The start of a blustery winter has descended and the annual unpacking of woolen handknits from my mother’s former toy chest begins. In it I find the traditional, geometric-patterned mittens skillfully made by a knitter in the rural village of Kihnu, Estonia—a gift from Estonia knitting historian and folkloric knitter, Nancy Bush. Flashes of the women knitting in the small village of Kihnu appear in my mind’s eye, images which I have only seen in photos Nancy has shared with me over the years. But you can imagine it too– small farms, clusters of shops and homes, unpaved streets; all surrounded by woodlands of juniper, pine, and birch. This island, located on the Gulf of Riga, is a Baltic gem of traditional ways.
This is a community where traditional skills are passed through generations from mother to daughter, where the knitting of gloves, mittens, and stockings is still the main handcraft. Knitters are identifiable on the streets by their colorful cotton patchwork bag containing their knitting yarn and needles, always at the ready to continue working on a sock or mitten. On Thursday and Sunday evenings, you can find women “sitting together” knitting and sharing stories, sometimes accompanied by music, singing, and dancing.
Knitters have their favorite patterns, ones which long ago carried a meaning beyond the design.

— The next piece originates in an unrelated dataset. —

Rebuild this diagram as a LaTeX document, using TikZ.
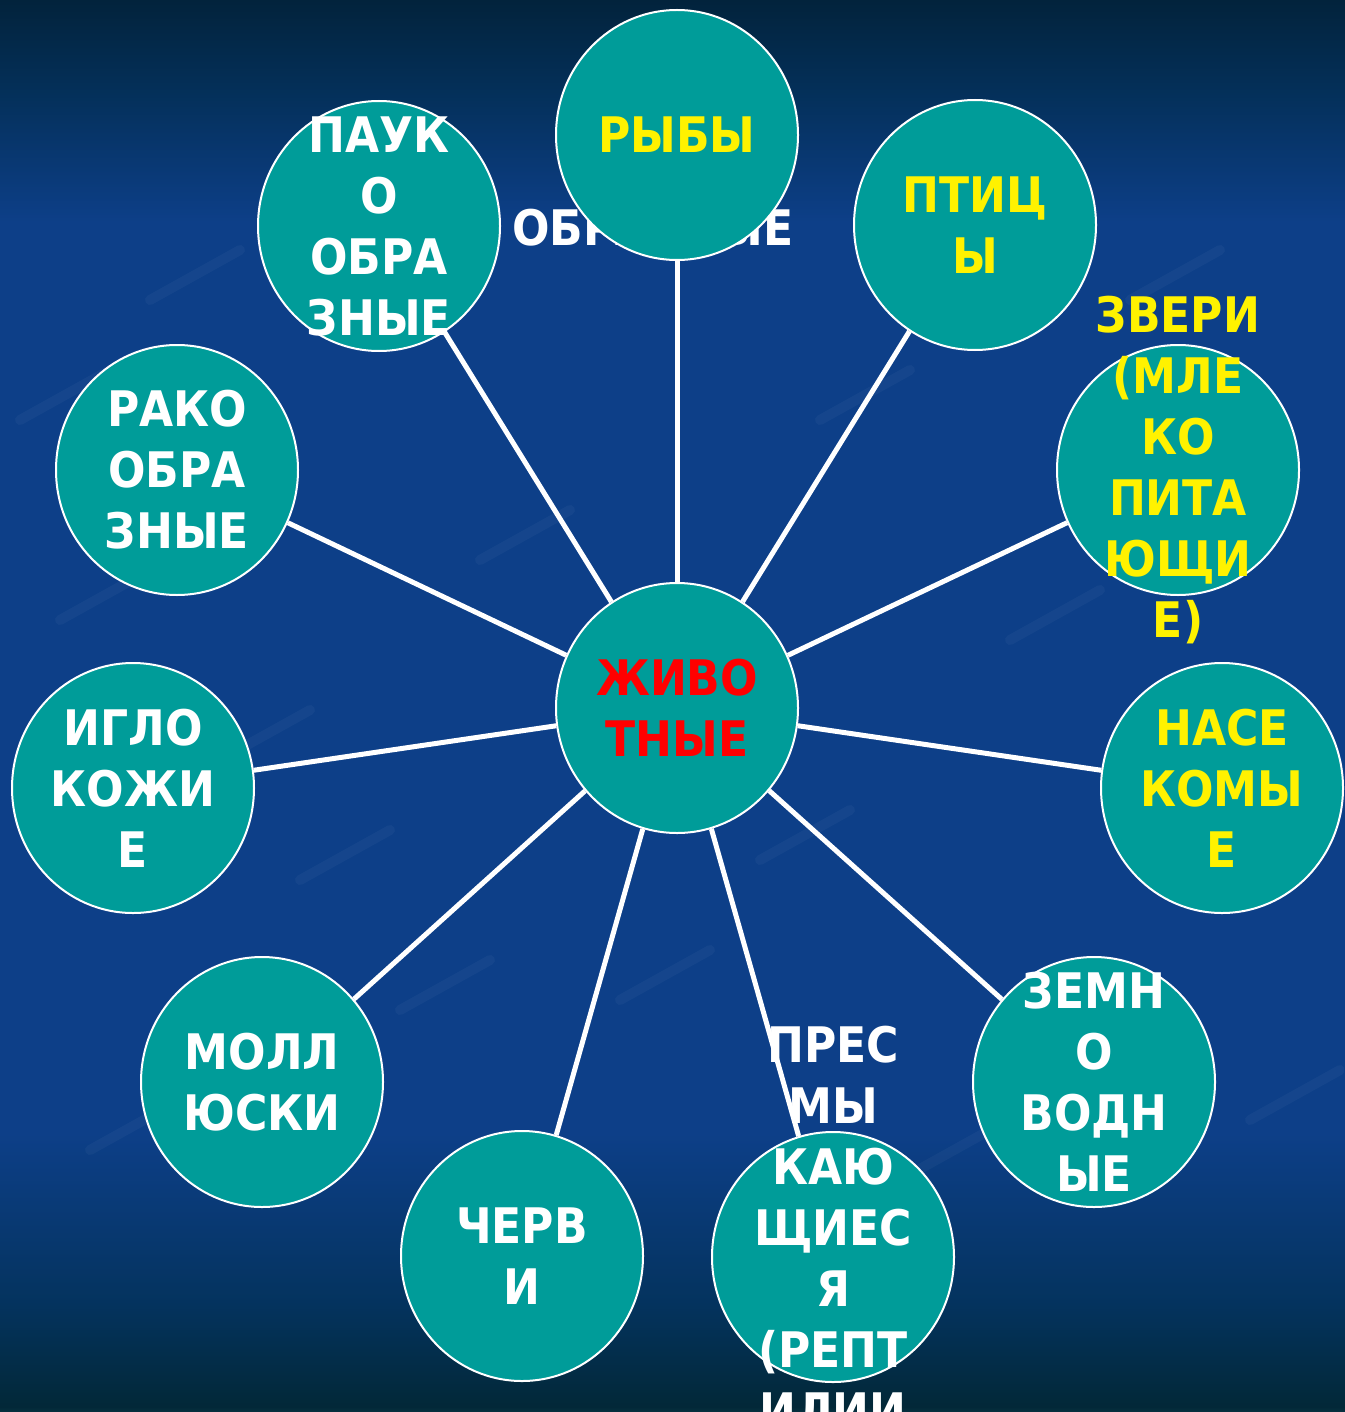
\documentclass[tikz,border=0pt]{standalone}
\usepackage{fontspec}
\setmainfont{DejaVu Sans Condensed}
\usetikzlibrary{shapes.geometric,backgrounds}

\definecolor{animalteal}{HTML}{009C99}
\definecolor{seatop}{HTML}{02223A}
\definecolor{seadarktop}{HTML}{04305A}
\definecolor{seamid}{HTML}{0D3F88}
\definecolor{seadarkbot}{HTML}{04335E}
\definecolor{seadeep}{HTML}{022838}
\definecolor{seabot}{HTML}{0A3A48}

% the path covers 25bp to 75bp of the shading
\pgfdeclareverticalshading{sea}{100bp}{%
  color(0bp)=(seabot); color(25bp)=(seabot); color(25.4bp)=(seadeep);
  color(29bp)=(seadarkbot); color(35bp)=(seamid); color(67bp)=(seamid);
  color(71.5bp)=(seadarktop); color(75bp)=(seatop); color(100bp)=(seatop)}

\pgfdeclarelayer{backdrop}
\pgfsetlayers{backdrop,background,main}

\begin{document}
\begin{tikzpicture}[x=0.5pt,y=-0.5pt,
    % circles
    animal/.style={
    ellipse,
    minimum width=121pt,minimum height=125pt,inner sep=0pt,
    fill=animalteal,draw=white,line width=1pt},
    % texts
    kindtext/.style={
    text=white,align=center,inner sep=0pt,
    font=\fontsize{24.5}{30.5}\selectfont\bfseries},
    spoke/.style={draw=white,line width=2.5pt},
    streak/.style={draw=white,opacity=0.035,line width=5pt,line cap=round}]

  \useasboundingbox (0,0) rectangle (1344,1412);
  \begin{pgfonlayer}{backdrop}
    \fill[shading=sea] (-6,-6) rectangle (1350,1418);
    % faint streaks of the sea texture
    \begin{scope}
      \clip (0,0) rectangle (1344,1412);
      \foreach \x/\y in {20/420,150/300,60/620,300/880,90/1150,480/560,
                         820/420,1010/640,1180/900,900/1180,1250/1120,
                         620/1000,400/1010,1130/300,760/860,220/760}
        \draw[streak] (\x,\y) -- ++(90,-50);
    \end{scope}
  \end{pgfonlayer}

  % text half hidden behind the fish circle
  \node (hidden-t) [kindtext] at (653,228) {ОБРАЗНЫЕ};

  \node (animals) [animal] at (677,708) {};
  \node (fish) [animal] at (677,135) {};
  \node (spiders) [animal] at (379,226) {};
  \node (birds) [animal] at (975,225) {};
  \node (mammals) [animal] at (1178,470) {};
  \node (crabs) [animal] at (177,470) {};
  \node (urchins) [animal] at (133,788) {};
  \node (insects) [animal] at (1222,788) {};
  \node (frogs) [animal] at (1094,1082) {};
  \node (molluscs) [animal] at (262,1082) {};
  \node (worms) [animal] at (522,1256) {};
  \node (reptiles) [animal] at (833,1257) {};

  \begin{scope}[on background layer]
    \foreach \kind in {fish,spiders,birds,mammals,crabs,urchins,
                       insects,frogs,molluscs,worms,reptiles}
      \draw[spoke] (animals) -- (\kind);
  \end{scope}

  \node (animals-t) [kindtext,text=red] at (animals) {ЖИВО\\ТНЫЕ};
  \node (fish-t) [kindtext,text=yellow] at (fish) {РЫБЫ};
  \node (spiders-t) [kindtext] at (spiders) {ПАУК\\О\\ОБРА\\ЗНЫЕ};
  \node (birds-t) [kindtext,text=yellow] at (birds) {ПТИЦ\\Ы};
  \node (mammals-t) [kindtext,text=yellow] at (mammals)
    {ЗВЕРИ\\(МЛЕ\\КО\\ПИТА\\ЮЩИ\\Е)};
  \node (crabs-t) [kindtext] at (crabs) {РАКО\\ОБРА\\ЗНЫЕ};
  \node (urchins-t) [kindtext] at (urchins) {ИГЛО\\КОЖИ\\Е};
  \node (insects-t) [kindtext,text=yellow] at (insects) {НАСЕ\\КОМЫ\\Е};
  \node (frogs-t) [kindtext] at (frogs) {ЗЕМН\\О\\ВОДН\\ЫЕ};
  \node (molluscs-t) [kindtext] at (molluscs) {МОЛЛ\\ЮСКИ};
  \node (worms-t) [kindtext] at (worms) {ЧЕРВ\\И};
  \node (reptiles-t) [kindtext] at ([yshift=15pt]reptiles)
    {ПРЕС\\МЫ\\КАЮ\\ЩИЕС\\Я\\(РЕПТ\\ИЛИИ};
\end{tikzpicture}
\end{document}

While the meanings have been lost to collective memory, the patterns remain. The traditional glove and mitten is still knit using natural white with black, brown, or dark blue. It starts with a band of red-and-white patterning on the cuff—the belief that red protects the wearer from evil. Then the geometric patterns are knitted of two motifs called lapps–the suurlapp, the main or full motif, is centered at the back of the hand; the vahelapp, or side motif, is placed between the two main motifs. The mitten thumb is a simple one, with no gusset shaping; the pattern the same as the hand. In gloves, the fingers and thumbs are knitted in a different pattern than the hand.
The glove and mitten combination gives the flexibility for working with one’s fingers as needed, and the overlap of the top part into a mitten adds extra warmth. These ‘convertible mitts’ are a more modern style, popular in Estonia today. With modern technology, especially the internet and other forms of media, designs and patterns from small villages are available throughout Estonia and worldwide.
Thanks to Nancy Bush for this information and images. We are indebted to her for the years of devotion and research of these knitting ways and recording these women’s history. Each one is unique and carries with it memories of this special Baltic country.